The hiring of a teacher for an open math position and discussion on adding Personal Finance as a graduation requirement were among the topics discussed during Monday's regular meeting of the Wayne Community Schools' Board of Education.
Nick Curnyn was hired to fill a math position with Wayne Community Schools.
Superintendent Dr. Mark Lenihan told the board that Curnyn will be teaching junior high math classes and Adam Hoffman, who is currently teaching at this grade level, will move to teaching math classes in the high school. Lauren Gilliland, who is currently teaching high school math classes, will be teaching the classes currently being taught by Stephanie Reynolds, who is resigning from her position at the end of this school year.
In addition to teaching duties, Curnyn will also have some coaching duties with the district.
Board members spent time discussing the adding of Personal Finance as a requirement for graduation from Wayne Community Schools.
Dr. Lenihan and Wayne High School Principal Tucker Hight talked about making the one-semester class a requirement and the impact it would have on students' schedules and the district.
Students would need an additional five hours of classes to graduate but Hight told the board that Wayne Community Schools is currently on the low end of required number of hours needed to graduate. Because three sections of the class are already being offered, there would be no financial impact to the district.
The class is currently offered for dual credit with Wayne State College and those students taking the class for college credit are required to do additional work.
Hight said the school plans to be flexible in working with students who have Individualized Education Plans (IEPs).
"We feel this is an important class. Every student and adult deals with the topics covered in the class - mortgages, insurance, food choices, etc.," he said.

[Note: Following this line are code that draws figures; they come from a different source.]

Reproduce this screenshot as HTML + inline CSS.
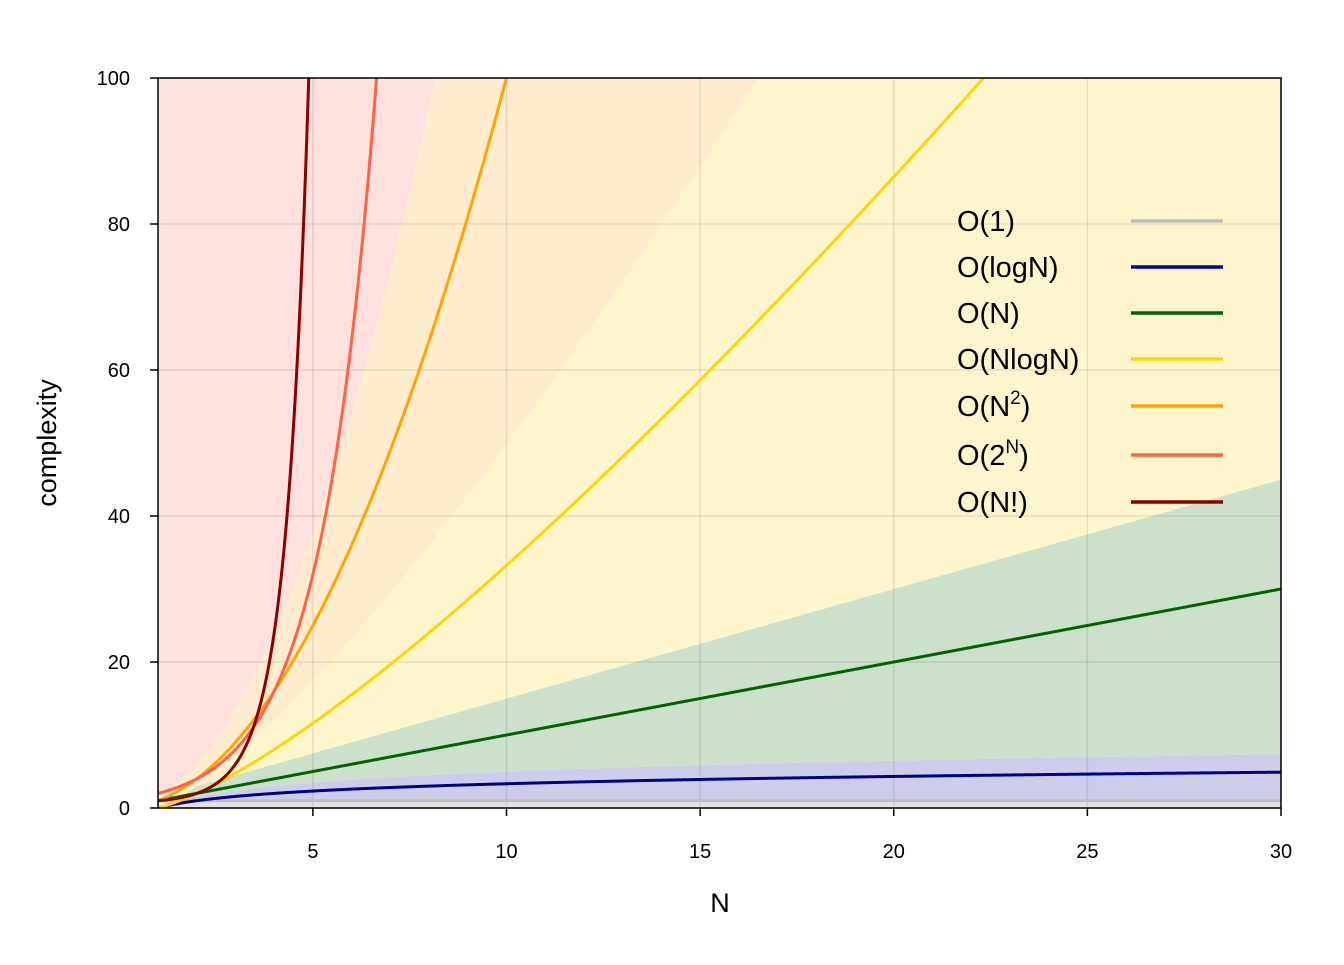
<!DOCTYPE html>
<html><head><meta charset="utf-8"><style>
body{margin:0;background:#fff}
svg text{font-family:"Liberation Sans",sans-serif}
</style></head><body>
<svg id="chart" width="1344" height="960" xmlns="http://www.w3.org/2000/svg">
<defs><clipPath id="clip"><rect x="158" y="78" width="1123" height="730"/></clipPath></defs>
<g id="bands" clip-path="url(#clip)"></g>
<g id="grid"></g>
<g id="curves" clip-path="url(#clip)"></g>
<rect x="158" y="78" width="1123" height="730" fill="none" stroke="#000" stroke-width="1.5"/>
<g id="axes"></g>
<text x="720" y="912" font-size="27" text-anchor="middle">N</text>
<text x="56" y="443" font-size="27" text-anchor="middle" transform="rotate(-90 56 443)">complexity</text>
<g id="legend"></g>
</svg>
<script>
const xTicks=[5,10,15,20,25,30];
const yTicks=[0,20,40,60,80,100];
const seriesNames=["O(1)","O(logN)","O(N)","O(NlogN)","O(N2)","O(2N)","O(N!)"];
const seriesColors=["#bebebe","#00008b","#006400","#ffd700","#ffa500","#ff6347","#8b0000"];
const bandColors=["#e3e3e3","#cdcde9","#cde0cb","#fdf6cc","#feecce","#fee0dc"];
const bandFactor=[1,1.5,1.5,1.5,1.5];
const NS="http://www.w3.org/2000/svg";
const X=n=>158+(n-1)*(1123/29);
const Y=v=>808-v*7.3;
function gamma(z){const g=7,c=[0.99999999999980993,676.5203681218851,-1259.1392167224028,771.32342877765313,-176.61502916214059,12.507343278686905,-0.13857109526572012,9.9843695780195716e-6,1.5056327351493116e-7];
 if(z<0.5)return Math.PI/(Math.sin(Math.PI*z)*gamma(1-z));z-=1;let a=c[0];const t=z+g+0.5;for(let i=1;i<9;i++)a+=c[i]/(z+i);return Math.sqrt(2*Math.PI)*Math.pow(t,z+0.5)*Math.exp(-t)*a;}
const fns=[n=>1,n=>Math.log2(n),n=>n,n=>n*Math.log2(n),n=>n*n,n=>Math.pow(2,n),n=>gamma(n+1)];
function el(tag,attrs,parent){const e=document.createElementNS(NS,tag);for(const k in attrs)e.setAttribute(k,attrs[k]);parent.appendChild(e);return e;}
const ns=[];for(let n=1;n<=30.0001;n+=0.02)ns.push(Math.min(n,30));
// bands
const bands=document.getElementById('bands');
let prev=ns.map(()=>0);
for(let b=0;b<6;b++){
 const top=b<5?ns.map(n=>Math.min(bandFactor[b]*fns[b](n),150)):ns.map(()=>150);
 let d="M"+ns.map((n,i)=>X(n)+","+Y(top[i])).join("L");
 for(let i=ns.length-1;i>=0;i--)d+="L"+X(ns[i])+","+Y(prev[i]);
 const p=el('path',{d:d+"Z",fill:bandColors[b]},bands);
 
 
 prev=top.map((v,i)=>Math.max(v,prev[i]));
}
// grid + axes
const grid=document.getElementById('grid'),axes=document.getElementById('axes');
xTicks.forEach(t=>{
 const l=el('line',{x1:X(t),x2:X(t),y1:78,y2:808,stroke:"rgba(0,0,0,0.09)","stroke-width":1.5},grid);
 
 const tk=el('line',{x1:X(t),x2:X(t),y1:808,y2:816,stroke:"#000","stroke-width":1.5},axes);
 
 const tx=el('text',{x:X(t),y:858,"font-size":20,"text-anchor":t==30?"middle":"middle"},axes);tx.textContent=t;
 
});
yTicks.forEach(t=>{
 const l=el('line',{x1:158,x2:1281,y1:Y(t),y2:Y(t),stroke:"rgba(0,0,0,0.09)","stroke-width":1.5},grid);
 
 const tk=el('line',{x1:150,x2:158,y1:Y(t),y2:Y(t),stroke:"#000","stroke-width":1.5},axes);
 
 const tx=el('text',{x:130,y:Y(t)+7,"font-size":20,"text-anchor":"end"},axes);tx.textContent=t;
 
});
// curves
const curves=document.getElementById('curves');
fns.forEach((f,i)=>{
 const d="M"+ns.map(n=>X(n)+","+Y(Math.min(f(n),200))).join("L");
 const p=el('path',{d:d,fill:"none",stroke:seriesColors[i],"stroke-width":3},curves);
 
});
// legend
const leg=document.getElementById('legend');
const rowsY=[221,267,313,359,406,455,502];
const labels=[["O(1)"],["O(logN)"],["O(N)"],["O(NlogN)"],["O(N","2",")"],["O(2","N",")"],["O(N!)"]];
labels.forEach((lb,i)=>{
 const t=el('text',{x:957,y:rowsY[i]+10,"font-size":29},leg);
 
 if(lb.length===1)t.textContent=lb[0];
 else{const a=el('tspan',{},t);a.textContent=lb[0];const b=el('tspan',{dy:-12,"font-size":19},t);b.textContent=lb[1];const c=el('tspan',{dy:12},t);c.textContent=lb[2];}
 const l=el('line',{x1:1131,x2:1223,y1:rowsY[i],y2:rowsY[i],stroke:seriesColors[i],"stroke-width":3.5},leg);
 
});
</script>
</body></html>
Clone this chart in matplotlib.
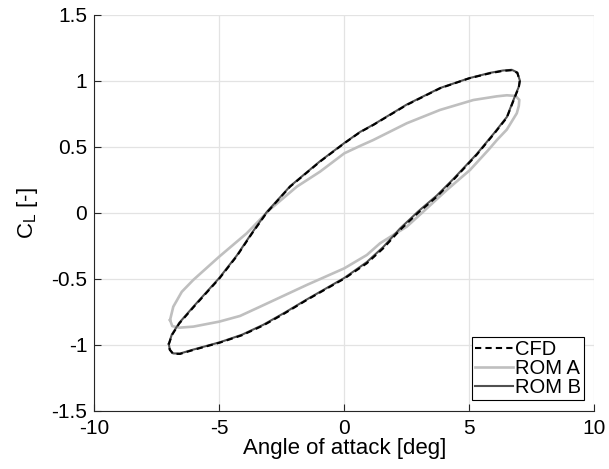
import numpy as np
import matplotlib
matplotlib.use('Agg')
import matplotlib.pyplot as plt

plt.rcParams['font.family'] = ['Liberation Sans', 'DejaVu Sans']
plt.rcParams['mathtext.fontset'] = 'custom'
plt.rcParams['mathtext.rm'] = 'Liberation Sans'
plt.rcParams['mathtext.it'] = 'Liberation Sans'

# hysteresis loops (angle [deg], C_L [-])
cfd_alpha = [-7.02, -6.9, -6.6, -6.0, -5.0, -4.3, -3.7, -3.1, -2.17, -0.97, 0.0, 0.63, 1.16, 2.5, 3.83, 5.0,
             5.83, 6.35, 6.7, 6.92, 7.02, 6.98, 6.83, 6.5, 6.0, 5.3, 4.36, 3.7, 2.96, 2.23, 1.56, 0.9, 0.0,
             -1.5, -2.4, -3.24, -4.1, -4.97, -6.04, -6.57, -6.85, -6.98, -7.02]
cfd_cl = [-1.0, -0.93, -0.84, -0.71, -0.5, -0.33, -0.16, 0.0, 0.197, 0.387, 0.526, 0.61, 0.665, 0.817, 0.943, 1.019,
          1.057, 1.075, 1.08, 1.06, 1.0, 0.95, 0.88, 0.72, 0.6, 0.44, 0.248, 0.121, 0.0, -0.131, -0.27, -0.384, -0.5,
          -0.662, -0.765, -0.855, -0.93, -0.985, -1.041, -1.071, -1.07, -1.04, -1.0]

romb_alpha = [-7.02, -6.9, -6.6, -6.0, -5.0, -4.3, -3.7, -3.1, -2.17, -0.97, 0.0, 0.63, 1.16, 2.5, 3.83, 5.0,
              5.83, 6.35, 6.7, 6.92, 7.02, 6.98, 6.83, 6.5, 6.0, 5.3, 4.36, 3.7, 2.96, 2.23, 1.56, 0.9, 0.0,
              -1.5, -2.4, -3.24, -4.1, -4.97, -6.04, -6.57, -6.85, -6.98, -7.02]
romb_cl = [-0.995, -0.925, -0.835, -0.705, -0.495, -0.325, -0.155, 0.005, 0.2, 0.39, 0.528, 0.612, 0.667, 0.82, 0.945,
           1.02, 1.06, 1.078, 1.083, 1.063, 1.003, 0.955, 0.885, 0.725, 0.605, 0.445, 0.255, 0.13, 0.01, -0.12, -0.26,
           -0.375, -0.495, -0.658, -0.76, -0.85, -0.926, -0.982, -1.038, -1.068, -1.067, -1.037, -0.995]

roma_alpha = [-6.97, -6.84, -6.5, -6.04, -5.0, -3.9, -3.0, -1.9, -0.97, 0.0, 0.63, 1.16, 2.5, 3.83, 5.16,
              6.1, 6.5, 6.85, 7.0, 6.98, 6.9, 6.5, 6.1, 5.76, 5.03, 4.1, 3.16, 2.5, 1.96, 1.43, 0.9, 0.0,
              -1.5, -3.37, -4.17, -5.0, -6.04, -6.6, -6.88, -6.97]
roma_cl = [-0.814, -0.713, -0.6, -0.51, -0.333, -0.156, 0.02, 0.197, 0.311, 0.45, 0.506, 0.551, 0.678, 0.779, 0.854,
           0.882, 0.89, 0.885, 0.855, 0.81, 0.754, 0.63, 0.55, 0.475, 0.324, 0.172, 0.008, -0.106, -0.169, -0.232,
           -0.321, -0.422, -0.548, -0.713, -0.783, -0.826, -0.864, -0.872, -0.86, -0.814]

xticks = [-10, -5, 0, 5, 10]
yticks = [-1.5, -1, -0.5, 0, 0.5, 1, 1.5]
xtick_labels = ['-10', '-5', '0', '5', '10']
ytick_labels = ['-1.5', '-1', '-0.5', '0', '0.5', '1', '1.5']

fig = plt.figure(figsize=(6.09, 4.69), dpi=100)
ax = fig.add_axes([0.1548, 0.1247, 0.8211, 0.8437])

ax.plot(roma_alpha, roma_cl, color='#bfbfbf', lw=1.9, label='ROM A', zorder=2)
ax.plot(romb_alpha, romb_cl, color='#505050', lw=1.5, label='ROM B', zorder=3)
ax.plot(cfd_alpha, cfd_cl, color='black', lw=1.5, ls=(0, (3, 2)), label='CFD', zorder=4)

ax.set_xlim(-10, 10)
ax.set_ylim(-1.5, 1.5)
ax.set_xticks(xticks)
ax.set_xticklabels(xtick_labels)
ax.set_yticks(yticks)
ax.set_yticklabels(ytick_labels)
ax.tick_params(direction='in', length=5, width=0.8, labelsize=15, colors='#262626',
               labelcolor='black')
ax.tick_params(axis='x', pad=6)
ax.tick_params(axis='y', pad=5)
ax.grid(True, color='#e3e3e3', lw=0.9)
ax.set_axisbelow(True)
for s in ['top', 'right']:
    ax.spines[s].set_visible(False)
for s in ['left', 'bottom']:
    ax.spines[s].set_color('#262626')
    ax.spines[s].set_linewidth(0.8)

ax.set_xlabel('Angle of attack [deg]', fontsize=16, labelpad=0)
ax.set_ylabel('C$_\\mathrm{L}$ [-]', fontsize=16, labelpad=8)

h, l = ax.get_legend_handles_labels()
order = [2, 0, 1]
leg = ax.legend([h[i] for i in order], [l[i] for i in order], loc='lower right', fontsize=14.5,
                frameon=True, fancybox=False, edgecolor='black', framealpha=1,
                handlelength=1.9, handletextpad=0.12, labelspacing=0.0, borderpad=0.15,
                borderaxespad=0.5)
leg.get_frame().set_linewidth(0.8)

fig.savefig('out.png', dpi=100)
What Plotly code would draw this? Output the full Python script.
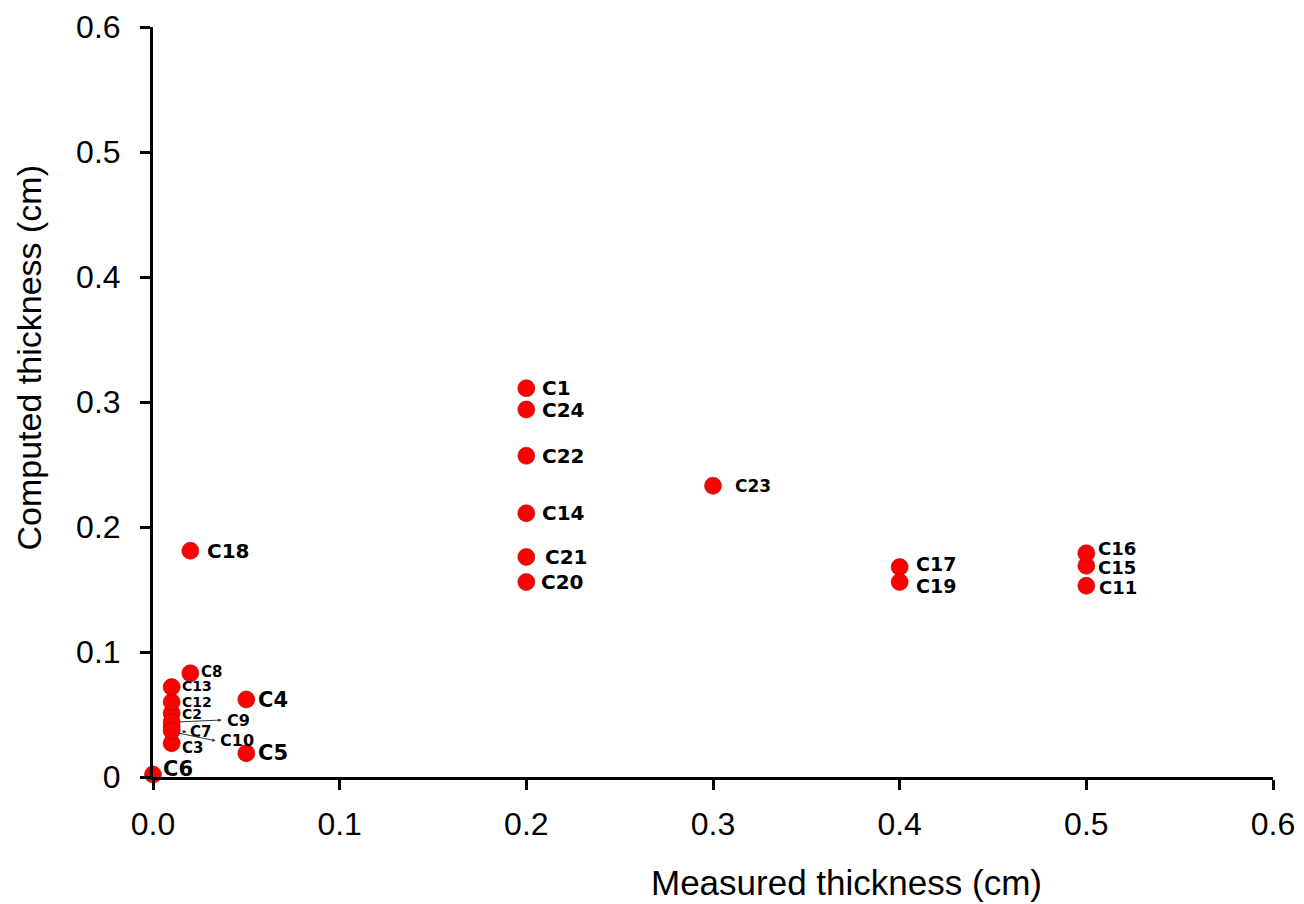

Board member Sylvia Ruhl asked "if we make this a requirement, does it make this class more important than other electives, like Adult Living?"
Following the discussion, board members voted 5-1 to make the class a required class. Board member Ruhl voted against the change.
The board approved the findings and recommendation of the Selection Committee to move forward with the hiring of a Construction Manager at Risk for the restroom and other renovations project at the high school.
Dr. Lenihan told the board that this was the first time the district has used this process on a renovation project and explained what had taken place prior to the meeting, including the conducting of interviews with firms interested in the position.
A resolution was read and approved hiring Otte Construction Company as the Construction Manager at Risk for the project. It was noted the cost for this position is four percent of the construction costs.
The next step in the renovation project is to hold a special meeting to approve a contract for the work on the project, which is scheduled to be completed this summer.
In other action, the board took steps to move forward with the purchase and installation of scoreboards in the gym at Wayne Elementary School.
The purchase will be paid for through grant funds from Pepsi for this specific purpose.
Dr. Lenihan told the board that the current scoreboards are approximately 25-30 years old as they had originally been at the high school.
Cost for the new scoreboards, including installation, is $12,000.
The school calendar for the 2021-2022 school year was approved.
Dr. Lenihan highlighted a number of changes for the coming year, including the scheduling of 2 p.m. dismissals on Wednesdays for the coming school year. He noted these times would be used as in-service times with specific topics planned for each week of the month.
Board members approved the purchase of six heat pumps to be installed at the elementary school and voted to move forward with the purchase of an additional three pumps before a price increase goes into effect.
Director of Maintenance Jordan Widner told the board that a number of the heat pumps are "causing problems and three other pumps are not cooling at all. Some of the pumps in the building are nearly 20 years old."
Board member Lynn Junck said he felt that "if there are funds, we should fix three more before the prices goes up."
The purchase can be paid for with either building funds or depreciation funds.
The Wayne Community Schools' Board of Education will next meet in special session on Monday, Feb. 15 at 5 p.m. The next regular meeting will be held Monday, March 8 at 5 p.m. in the conference room at the junior-senior high school.